Étendard syndical: un mineur en uniforme sert la main d’un fondeur en tablier sous le patronage de la Vierge Marie. La scène est entourée d’une inscription «syndicat polonais des mines ZPZZ, section de Ruda Śląska». Aux coins, les dates 1929, 1935 et le sigle syndical.»
Deux exemples de piété professionnelle en Haute-Silésie. À gauche, vue d'ensemble de l'autel Sainte-Barbe de l'église Notre-Dame du Bon-Secours de Sośnica (1936). C’est l'un des nombreux exemples du culte de Sainte-Barbe en Haute-Silésie. Sa composition (on notera les statues, les insignes miniers et le bas-relief gauche) rend bien compte de cette piété régionale et minière. Ce culte n'a pas vraiment effecté par le fait que la sainte ne figure plus au Martyrologium Romanum depuis 1969. À droite, étendard de la section syndicale ZPZZ des mineurs de Ruda Śląska (collection du Musée des mines de charbon de Zabrze.

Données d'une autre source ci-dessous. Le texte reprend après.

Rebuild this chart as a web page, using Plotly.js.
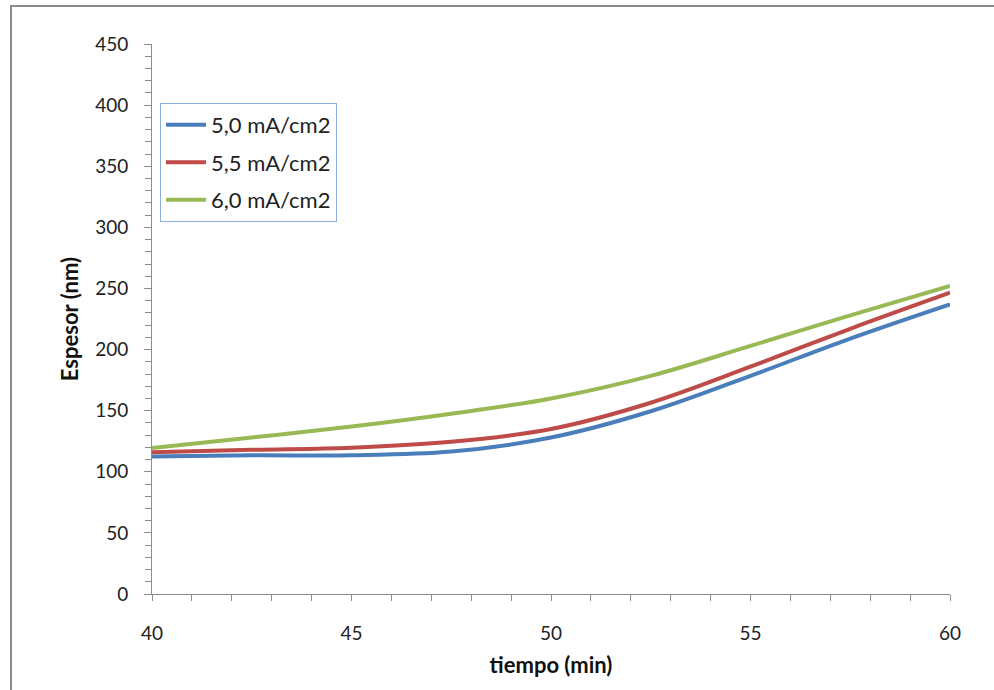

Les liens entre catholicisme et culture minière sont une spécificité de la Haute-Silésie. Les taux de pratique du Bassin de la Dombrowa, c'est-à-dire de la partie du bassin minier et industriel se trouvant à l'est de la frontière de 1815 n'étaient pas si éloignés de ceux de la Haute-Silésie, mais le catholicisme n'y avait pas suscité de mouvement social structuré. Le syndicalisme chrétien y était aussi faible qu'il était puissant en Haute-Silésie, malgré sa division en deux centrales concurrentes. Même les syndicats « neutres » y utilisaient une symbolique chrétienne et demandaient aux curés de bénir les étendards syndicaux. Ces démarches, qui pouvaient être dictées par la volonté de gagner de nouveaux adhérents témoignaient de la vivacité de ce christianisme ouvrier. Dans d'autres régions, les syndicats pro-gouvernementaux ne s'affichaient pas aux processions…

La datation de l'étendard photographié ci-dessus est malaisé car l'inscription (Syndicat Polonais des Mineurs du ZPZZ, section de Ruda Śląska) cadre mal avec les dates. Le ZPZZ fut en effet fondé en 1937. Il unifiait des syndicats proches du pouvoir, qui avaient rompu pour cette raison avec les syndicats traditionnels. Les dates du drapeau pourraient donc correspondre à la fondation de la section (1929) et à une scission (1935), ou bien à une bénédiction, avec une inscription modifiée les années suivantes.

Ce drapeau s'inscrit dans le catholicisme de Haute-Silésie. On y voit un mineur en uniforme. Il tient d'une main une lampe de travail, serre de l'autre celle d'un fondeur. Cette image de concorde s'inscrit dans un registre traditionnel de solidarité ouvrière (il faut se souvenir cependant que les syndicats de mineurs s'intéressaient traditionnellement assez peu aux revendications des autres ouvriers). La Vierge veille sur cette union, ce qui nous renvoie à la doctrine de l'Église catholique, qui prônait l'entente des classes sociales. Ces drapeaux étaient sortis lors de manifestations civiles, mais aussi religieuses, comme la fête du Christ-Roi.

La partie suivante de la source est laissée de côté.